#### [Provided data]
>>>>

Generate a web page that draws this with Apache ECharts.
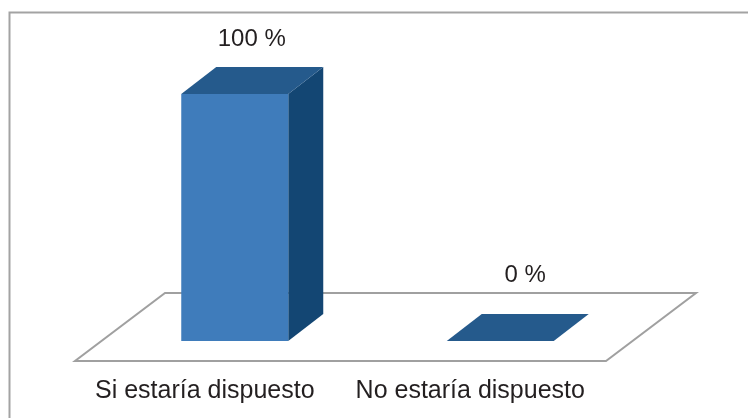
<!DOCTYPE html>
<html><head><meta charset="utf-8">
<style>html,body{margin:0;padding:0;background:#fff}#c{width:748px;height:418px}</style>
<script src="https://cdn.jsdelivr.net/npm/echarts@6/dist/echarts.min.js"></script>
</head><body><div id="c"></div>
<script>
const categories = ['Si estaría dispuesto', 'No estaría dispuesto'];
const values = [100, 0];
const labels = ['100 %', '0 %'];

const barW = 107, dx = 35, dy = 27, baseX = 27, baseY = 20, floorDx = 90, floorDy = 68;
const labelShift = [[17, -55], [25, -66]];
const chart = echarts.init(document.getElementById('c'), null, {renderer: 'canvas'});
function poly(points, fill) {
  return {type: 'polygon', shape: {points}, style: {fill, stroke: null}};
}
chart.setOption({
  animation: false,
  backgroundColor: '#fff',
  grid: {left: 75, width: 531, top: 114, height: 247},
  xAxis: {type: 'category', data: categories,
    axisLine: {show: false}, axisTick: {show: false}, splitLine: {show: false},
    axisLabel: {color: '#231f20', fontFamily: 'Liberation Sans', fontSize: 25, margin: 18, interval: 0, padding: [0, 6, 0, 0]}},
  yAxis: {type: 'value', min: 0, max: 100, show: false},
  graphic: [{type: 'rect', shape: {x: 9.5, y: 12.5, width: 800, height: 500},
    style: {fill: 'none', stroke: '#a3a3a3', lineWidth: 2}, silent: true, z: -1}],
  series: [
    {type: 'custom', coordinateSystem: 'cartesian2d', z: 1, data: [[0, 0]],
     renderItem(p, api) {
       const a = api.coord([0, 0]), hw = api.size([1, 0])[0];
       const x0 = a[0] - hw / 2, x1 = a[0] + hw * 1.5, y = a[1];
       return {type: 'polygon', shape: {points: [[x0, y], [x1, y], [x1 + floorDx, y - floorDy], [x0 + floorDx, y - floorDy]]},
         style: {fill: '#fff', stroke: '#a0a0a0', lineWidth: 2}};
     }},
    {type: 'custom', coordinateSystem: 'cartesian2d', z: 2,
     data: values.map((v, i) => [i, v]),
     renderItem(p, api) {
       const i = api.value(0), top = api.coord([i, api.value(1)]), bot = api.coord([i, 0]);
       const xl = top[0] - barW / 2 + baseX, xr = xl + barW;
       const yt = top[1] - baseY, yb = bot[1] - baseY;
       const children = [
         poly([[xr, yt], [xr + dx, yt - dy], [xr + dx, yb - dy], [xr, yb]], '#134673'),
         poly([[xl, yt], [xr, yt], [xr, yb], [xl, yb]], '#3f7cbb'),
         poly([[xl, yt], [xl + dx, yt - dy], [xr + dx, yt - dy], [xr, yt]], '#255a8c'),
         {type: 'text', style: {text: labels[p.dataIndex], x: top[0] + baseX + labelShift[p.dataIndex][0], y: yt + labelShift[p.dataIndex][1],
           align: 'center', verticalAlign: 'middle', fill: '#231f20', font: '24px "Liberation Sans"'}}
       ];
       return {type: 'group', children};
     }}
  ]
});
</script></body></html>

<<<<

#### [Stated goal]
Repeat the data above exactly, but not the pictures.

#### [Completed task]
Generate a web page that draws this with Apache ECharts.
<!DOCTYPE html>
<html><head><meta charset="utf-8">
<style>html,body{margin:0;padding:0;background:#fff}#c{width:748px;height:418px}</style>
<script src="https://cdn.jsdelivr.net/npm/echarts@6/dist/echarts.min.js"></script>
</head><body><div id="c"></div>
<script>
const categories = ['Si estaría dispuesto', 'No estaría dispuesto'];
const values = [100, 0];
const labels = ['100 %', '0 %'];

const barW = 107, dx = 35, dy = 27, baseX = 27, baseY = 20, floorDx = 90, floorDy = 68;
const labelShift = [[17, -55], [25, -66]];
const chart = echarts.init(document.getElementById('c'), null, {renderer: 'canvas'});
function poly(points, fill) {
  return {type: 'polygon', shape: {points}, style: {fill, stroke: null}};
}
chart.setOption({
  animation: false,
  backgroundColor: '#fff',
  grid: {left: 75, width: 531, top: 114, height: 247},
  xAxis: {type: 'category', data: categories,
    axisLine: {show: false}, axisTick: {show: false}, splitLine: {show: false},
    axisLabel: {color: '#231f20', fontFamily: 'Liberation Sans', fontSize: 25, margin: 18, interval: 0, padding: [0, 6, 0, 0]}},
  yAxis: {type: 'value', min: 0, max: 100, show: false},
  graphic: [{type: 'rect', shape: {x: 9.5, y: 12.5, width: 800, height: 500},
    style: {fill: 'none', stroke: '#a3a3a3', lineWidth: 2}, silent: true, z: -1}],
  series: [
    {type: 'custom', coordinateSystem: 'cartesian2d', z: 1, data: [[0, 0]],
     renderItem(p, api) {
       const a = api.coord([0, 0]), hw = api.size([1, 0])[0];
       const x0 = a[0] - hw / 2, x1 = a[0] + hw * 1.5, y = a[1];
       return {type: 'polygon', shape: {points: [[x0, y], [x1, y], [x1 + floorDx, y - floorDy], [x0 + floorDx, y - floorDy]]},
         style: {fill: '#fff', stroke: '#a0a0a0', lineWidth: 2}};
     }},
    {type: 'custom', coordinateSystem: 'cartesian2d', z: 2,
     data: values.map((v, i) => [i, v]),
     renderItem(p, api) {
       const i = api.value(0), top = api.coord([i, api.value(1)]), bot = api.coord([i, 0]);
       const xl = top[0] - barW / 2 + baseX, xr = xl + barW;
       const yt = top[1] - baseY, yb = bot[1] - baseY;
       const children = [
         poly([[xr, yt], [xr + dx, yt - dy], [xr + dx, yb - dy], [xr, yb]], '#134673'),
         poly([[xl, yt], [xr, yt], [xr, yb], [xl, yb]], '#3f7cbb'),
         poly([[xl, yt], [xl + dx, yt - dy], [xr + dx, yt - dy], [xr, yt]], '#255a8c'),
         {type: 'text', style: {text: labels[p.dataIndex], x: top[0] + baseX + labelShift[p.dataIndex][0], y: yt + labelShift[p.dataIndex][1],
           align: 'center', verticalAlign: 'middle', fill: '#231f20', font: '24px "Liberation Sans"'}}
       ];
       return {type: 'group', children};
     }}
  ]
});
</script></body></html>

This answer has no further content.